» Given exercise: The data below should be restated word for word, with every picture omitted.

» Collected data:
-*-*-
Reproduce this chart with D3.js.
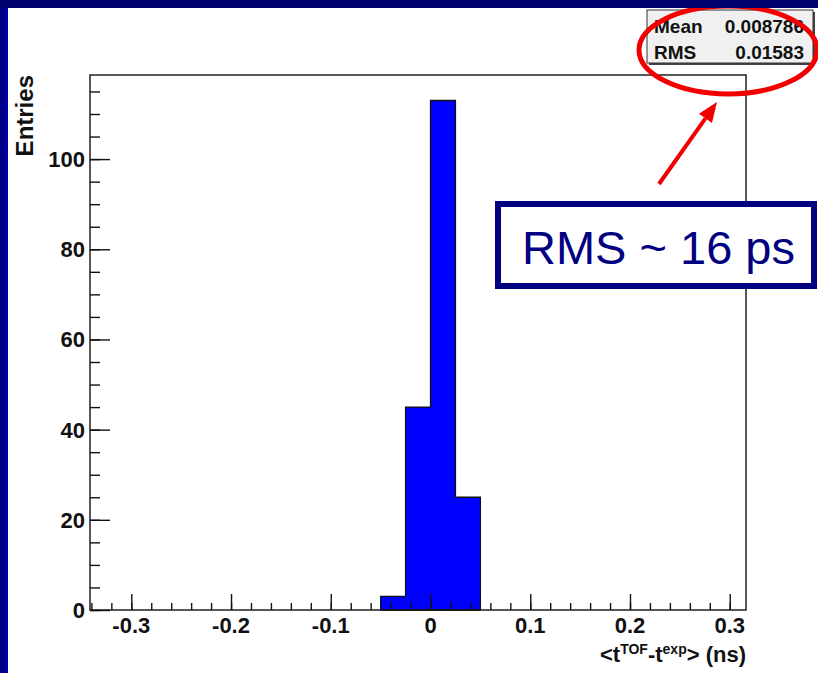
<!DOCTYPE html>
<html>
<head>
<meta charset="utf-8">
<script src="https://cdn.jsdelivr.net/npm/d3@7"></script>
<style>
  html, body { margin: 0; padding: 0; background: #fff; }
  svg { display: block; }
  text { font-family: "Liberation Sans", Arial, Helvetica, sans-serif; }
</style>
</head>
<body>
<svg id="chart" width="818" height="673"></svg>
<script>
// Histogram of the mean TOF residual
const binEdges = [-0.05, -0.025, 0, 0.025, 0.05];
const counts = [3, 45, 113, 25];
const xTickValues = [-0.3, -0.2, -0.1, 0, 0.1, 0.2, 0.3];
const yTickValues = [0, 20, 40, 60, 80, 100];
const statLabels = ["Mean", "RMS"];
const statValues = ["0.008786", "0.01583"];
const noteText = "RMS ~ 16 ps";

const svg = d3.select("#chart");
const W = 818, H = 673;
const frame = { left: 90, right: 746, top: 75, bottom: 610 };

svg.append("rect").attr("width", W).attr("height", H).attr("fill", "#fff");

const x = d3.scaleLinear().domain([-0.3414, 0.3163]).range([frame.left, frame.right]);
const yMax = d3.max(counts) * 1.05;
const y = d3.scaleLinear().domain([0, yMax]).range([frame.bottom, frame.top]);

// Histogram as a step outline
const bins = counts.map((c, i) => ({ x0: binEdges[i], x1: binEdges[i + 1], n: c }));
const pts = [[x(bins[0].x0), y(0)]];
bins.forEach(b => { pts.push([x(b.x0), y(b.n)]); pts.push([x(b.x1), y(b.n)]); });
pts.push([x(bins[bins.length - 1].x1), y(0)]);
svg.append("path")
  .attr("d", d3.line()(pts) + "Z")
  .attr("fill", "#0000ff")
  .attr("stroke", "#111")
  .attr("stroke-width", 1.3);

// Frame
svg.append("rect")
  .attr("x", frame.left).attr("y", frame.top)
  .attr("width", frame.right - frame.left).attr("height", frame.bottom - frame.top)
  .attr("fill", "none").attr("stroke", "#111").attr("stroke-width", 1.4);

const fmt = v => String(+v.toFixed(2)); // plain hyphen minus

// X axis: ticks pointing inward
const xMinor = d3.range(-0.34, 0.3001, 0.02).filter(v => v >= x.domain()[0] && v <= x.domain()[1]);
const gx = svg.append("g").attr("transform", `translate(0,${frame.bottom})`);
gx.call(d3.axisBottom(x).tickValues(xMinor).tickSize(-7).tickFormat(""))
  .call(g => g.select(".domain").remove());
gx.append("g").call(d3.axisBottom(x).tickValues(xTickValues).tickSize(-16).tickFormat(""))
  .call(g => g.select(".domain").remove());
gx.selectAll("line").attr("stroke", "#111").attr("stroke-width", 1.4);
gx.append("g").selectAll("text").data(xTickValues).join("text")
  .attr("x", d => x(d)).attr("y", 23)
  .attr("text-anchor", "middle")
  .attr("font-size", 22).attr("font-weight", "bold").attr("fill", "#111")
  .text(fmt);

// Y axis
const yMinor = d3.range(0, 116, 5);
const gy = svg.append("g").attr("transform", `translate(${frame.left},0)`);
gy.call(d3.axisLeft(y).tickValues(yMinor).tickSize(-10).tickFormat(""))
  .call(g => g.select(".domain").remove());
gy.append("g").call(d3.axisLeft(y).tickValues(yTickValues).tickSize(-20).tickFormat(""))
  .call(g => g.select(".domain").remove());
gy.selectAll("line").attr("stroke", "#111").attr("stroke-width", 1.4);
gy.append("g").selectAll("text").data(yTickValues).join("text")
  .attr("x", -5).attr("y", d => y(d) + 8)
  .attr("text-anchor", "end")
  .attr("font-size", 22).attr("font-weight", "bold").attr("fill", "#111")
  .text(d => d);

// Axis titles
svg.append("text")
  .attr("transform", `translate(33,${frame.top}) rotate(-90)`)
  .attr("text-anchor", "end")
  .attr("font-size", 24).attr("font-weight", "bold").attr("fill", "#111")
  .text("Entries");

const xt = svg.append("text")
  .attr("x", frame.right).attr("y", 662)
  .attr("text-anchor", "end")
  .attr("font-size", 22).attr("font-weight", "bold").attr("fill", "#111");
xt.append("tspan").text("<t");
xt.append("tspan").attr("dy", -8).attr("font-size", 14).text("TOF");
xt.append("tspan").attr("dy", 8).text("-t");
xt.append("tspan").attr("dy", -8).attr("font-size", 14).text("exp");
xt.append("tspan").attr("dy", 8).text("> (ns)");

// Statistics box
const sb = { x: 647, y: 10, w: 166, h: 53 };
svg.append("rect").attr("x", sb.x + 2).attr("y", sb.y + 2).attr("width", sb.w).attr("height", sb.h).attr("fill", "#444");
svg.append("rect").attr("x", sb.x).attr("y", sb.y).attr("width", sb.w).attr("height", sb.h)
  .attr("fill", "#f0f0f0").attr("stroke", "#333").attr("stroke-width", 1);
statLabels.forEach((lab, i) => {
  const by = [33, 59][i];
  svg.append("text").attr("x", 654).attr("y", by)
    .attr("font-size", 19).attr("font-weight", "bold").attr("fill", "#111").text(lab);
  svg.append("text").attr("x", 804).attr("y", by).attr("text-anchor", "end")
    .attr("font-size", 19).attr("font-weight", "bold").attr("fill", "#111").text(statValues[i]);
});

// Red highlight ellipse around the statistics
svg.append("ellipse")
  .attr("cx", 728).attr("cy", 50).attr("rx", 89).attr("ry", 44)
  .attr("fill", "none").attr("stroke", "#f00000").attr("stroke-width", 5);

// Blue slide border
const grad = svg.append("defs").append("linearGradient").attr("id", "lb").attr("x1", 0).attr("x2", 1);
grad.append("stop").attr("offset", 0).attr("stop-color", "#000085");
grad.append("stop").attr("offset", 1).attr("stop-color", "#0000a0");
svg.append("rect").attr("x", 0).attr("y", 0).attr("width", 8).attr("height", H).attr("fill", "url(#lb)");
svg.append("rect").attr("x", 0).attr("y", 0).attr("width", W).attr("height", 8).attr("fill", "#00006e");

// Annotation box
svg.append("rect")
  .attr("x", 498).attr("y", 204).attr("width", 316).attr("height", 82)
  .attr("fill", "#fff").attr("stroke", "#000080").attr("stroke-width", 6);
const note = svg.append("text")
  .attr("x", 522).attr("y", 264)
  .attr("font-family", "Tahoma, 'DejaVu Sans', Verdana, sans-serif")
  .attr("font-size", 48).attr("fill", "#000080")
  .text(noteText);
const nl = note.node().getComputedTextLength();
note.attr("font-size", 48 * 273 / nl);

// Arrow pointing at the statistics
const tail = [659, 184], tip = [717, 102];
const ang = Math.atan2(tip[1] - tail[1], tip[0] - tail[0]);
const headLen = 20, headW = 8;
const base = [tip[0] - headLen * Math.cos(ang), tip[1] - headLen * Math.sin(ang)];
svg.append("line")
  .attr("x1", tail[0]).attr("y1", tail[1]).attr("x2", base[0]).attr("y2", base[1])
  .attr("stroke", "#f00000").attr("stroke-width", 4);
svg.append("polygon")
  .attr("points", [
    tip,
    [base[0] + headW * Math.sin(ang), base[1] - headW * Math.cos(ang)],
    [base[0] - headW * Math.sin(ang), base[1] + headW * Math.cos(ang)]
  ].map(p => p.join(",")).join(" "))
  .attr("fill", "#f00000");
</script>
</body>
</html>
-*-*-
» Output for this exercise:
Reproduce this chart with D3.js.
<!DOCTYPE html>
<html>
<head>
<meta charset="utf-8">
<script src="https://cdn.jsdelivr.net/npm/d3@7"></script>
<style>
  html, body { margin: 0; padding: 0; background: #fff; }
  svg { display: block; }
  text { font-family: "Liberation Sans", Arial, Helvetica, sans-serif; }
</style>
</head>
<body>
<svg id="chart" width="818" height="673"></svg>
<script>
// Histogram of the mean TOF residual
const binEdges = [-0.05, -0.025, 0, 0.025, 0.05];
const counts = [3, 45, 113, 25];
const xTickValues = [-0.3, -0.2, -0.1, 0, 0.1, 0.2, 0.3];
const yTickValues = [0, 20, 40, 60, 80, 100];
const statLabels = ["Mean", "RMS"];
const statValues = ["0.008786", "0.01583"];
const noteText = "RMS ~ 16 ps";

const svg = d3.select("#chart");
const W = 818, H = 673;
const frame = { left: 90, right: 746, top: 75, bottom: 610 };

svg.append("rect").attr("width", W).attr("height", H).attr("fill", "#fff");

const x = d3.scaleLinear().domain([-0.3414, 0.3163]).range([frame.left, frame.right]);
const yMax = d3.max(counts) * 1.05;
const y = d3.scaleLinear().domain([0, yMax]).range([frame.bottom, frame.top]);

// Histogram as a step outline
const bins = counts.map((c, i) => ({ x0: binEdges[i], x1: binEdges[i + 1], n: c }));
const pts = [[x(bins[0].x0), y(0)]];
bins.forEach(b => { pts.push([x(b.x0), y(b.n)]); pts.push([x(b.x1), y(b.n)]); });
pts.push([x(bins[bins.length - 1].x1), y(0)]);
svg.append("path")
  .attr("d", d3.line()(pts) + "Z")
  .attr("fill", "#0000ff")
  .attr("stroke", "#111")
  .attr("stroke-width", 1.3);

// Frame
svg.append("rect")
  .attr("x", frame.left).attr("y", frame.top)
  .attr("width", frame.right - frame.left).attr("height", frame.bottom - frame.top)
  .attr("fill", "none").attr("stroke", "#111").attr("stroke-width", 1.4);

const fmt = v => String(+v.toFixed(2)); // plain hyphen minus

// X axis: ticks pointing inward
const xMinor = d3.range(-0.34, 0.3001, 0.02).filter(v => v >= x.domain()[0] && v <= x.domain()[1]);
const gx = svg.append("g").attr("transform", `translate(0,${frame.bottom})`);
gx.call(d3.axisBottom(x).tickValues(xMinor).tickSize(-7).tickFormat(""))
  .call(g => g.select(".domain").remove());
gx.append("g").call(d3.axisBottom(x).tickValues(xTickValues).tickSize(-16).tickFormat(""))
  .call(g => g.select(".domain").remove());
gx.selectAll("line").attr("stroke", "#111").attr("stroke-width", 1.4);
gx.append("g").selectAll("text").data(xTickValues).join("text")
  .attr("x", d => x(d)).attr("y", 23)
  .attr("text-anchor", "middle")
  .attr("font-size", 22).attr("font-weight", "bold").attr("fill", "#111")
  .text(fmt);

// Y axis
const yMinor = d3.range(0, 116, 5);
const gy = svg.append("g").attr("transform", `translate(${frame.left},0)`);
gy.call(d3.axisLeft(y).tickValues(yMinor).tickSize(-10).tickFormat(""))
  .call(g => g.select(".domain").remove());
gy.append("g").call(d3.axisLeft(y).tickValues(yTickValues).tickSize(-20).tickFormat(""))
  .call(g => g.select(".domain").remove());
gy.selectAll("line").attr("stroke", "#111").attr("stroke-width", 1.4);
gy.append("g").selectAll("text").data(yTickValues).join("text")
  .attr("x", -5).attr("y", d => y(d) + 8)
  .attr("text-anchor", "end")
  .attr("font-size", 22).attr("font-weight", "bold").attr("fill", "#111")
  .text(d => d);

// Axis titles
svg.append("text")
  .attr("transform", `translate(33,${frame.top}) rotate(-90)`)
  .attr("text-anchor", "end")
  .attr("font-size", 24).attr("font-weight", "bold").attr("fill", "#111")
  .text("Entries");

const xt = svg.append("text")
  .attr("x", frame.right).attr("y", 662)
  .attr("text-anchor", "end")
  .attr("font-size", 22).attr("font-weight", "bold").attr("fill", "#111");
xt.append("tspan").text("<t");
xt.append("tspan").attr("dy", -8).attr("font-size", 14).text("TOF");
xt.append("tspan").attr("dy", 8).text("-t");
xt.append("tspan").attr("dy", -8).attr("font-size", 14).text("exp");
xt.append("tspan").attr("dy", 8).text("> (ns)");

// Statistics box
const sb = { x: 647, y: 10, w: 166, h: 53 };
svg.append("rect").attr("x", sb.x + 2).attr("y", sb.y + 2).attr("width", sb.w).attr("height", sb.h).attr("fill", "#444");
svg.append("rect").attr("x", sb.x).attr("y", sb.y).attr("width", sb.w).attr("height", sb.h)
  .attr("fill", "#f0f0f0").attr("stroke", "#333").attr("stroke-width", 1);
statLabels.forEach((lab, i) => {
  const by = [33, 59][i];
  svg.append("text").attr("x", 654).attr("y", by)
    .attr("font-size", 19).attr("font-weight", "bold").attr("fill", "#111").text(lab);
  svg.append("text").attr("x", 804).attr("y", by).attr("text-anchor", "end")
    .attr("font-size", 19).attr("font-weight", "bold").attr("fill", "#111").text(statValues[i]);
});

// Red highlight ellipse around the statistics
svg.append("ellipse")
  .attr("cx", 728).attr("cy", 50).attr("rx", 89).attr("ry", 44)
  .attr("fill", "none").attr("stroke", "#f00000").attr("stroke-width", 5);

// Blue slide border
const grad = svg.append("defs").append("linearGradient").attr("id", "lb").attr("x1", 0).attr("x2", 1);
grad.append("stop").attr("offset", 0).attr("stop-color", "#000085");
grad.append("stop").attr("offset", 1).attr("stop-color", "#0000a0");
svg.append("rect").attr("x", 0).attr("y", 0).attr("width", 8).attr("height", H).attr("fill", "url(#lb)");
svg.append("rect").attr("x", 0).attr("y", 0).attr("width", W).attr("height", 8).attr("fill", "#00006e");

// Annotation box
svg.append("rect")
  .attr("x", 498).attr("y", 204).attr("width", 316).attr("height", 82)
  .attr("fill", "#fff").attr("stroke", "#000080").attr("stroke-width", 6);
const note = svg.append("text")
  .attr("x", 522).attr("y", 264)
  .attr("font-family", "Tahoma, 'DejaVu Sans', Verdana, sans-serif")
  .attr("font-size", 48).attr("fill", "#000080")
  .text(noteText);
const nl = note.node().getComputedTextLength();
note.attr("font-size", 48 * 273 / nl);

// Arrow pointing at the statistics
const tail = [659, 184], tip = [717, 102];
const ang = Math.atan2(tip[1] - tail[1], tip[0] - tail[0]);
const headLen = 20, headW = 8;
const base = [tip[0] - headLen * Math.cos(ang), tip[1] - headLen * Math.sin(ang)];
svg.append("line")
  .attr("x1", tail[0]).attr("y1", tail[1]).attr("x2", base[0]).attr("y2", base[1])
  .attr("stroke", "#f00000").attr("stroke-width", 4);
svg.append("polygon")
  .attr("points", [
    tip,
    [base[0] + headW * Math.sin(ang), base[1] - headW * Math.cos(ang)],
    [base[0] - headW * Math.sin(ang), base[1] + headW * Math.cos(ang)]
  ].map(p => p.join(",")).join(" "))
  .attr("fill", "#f00000");
</script>
</body>
</html>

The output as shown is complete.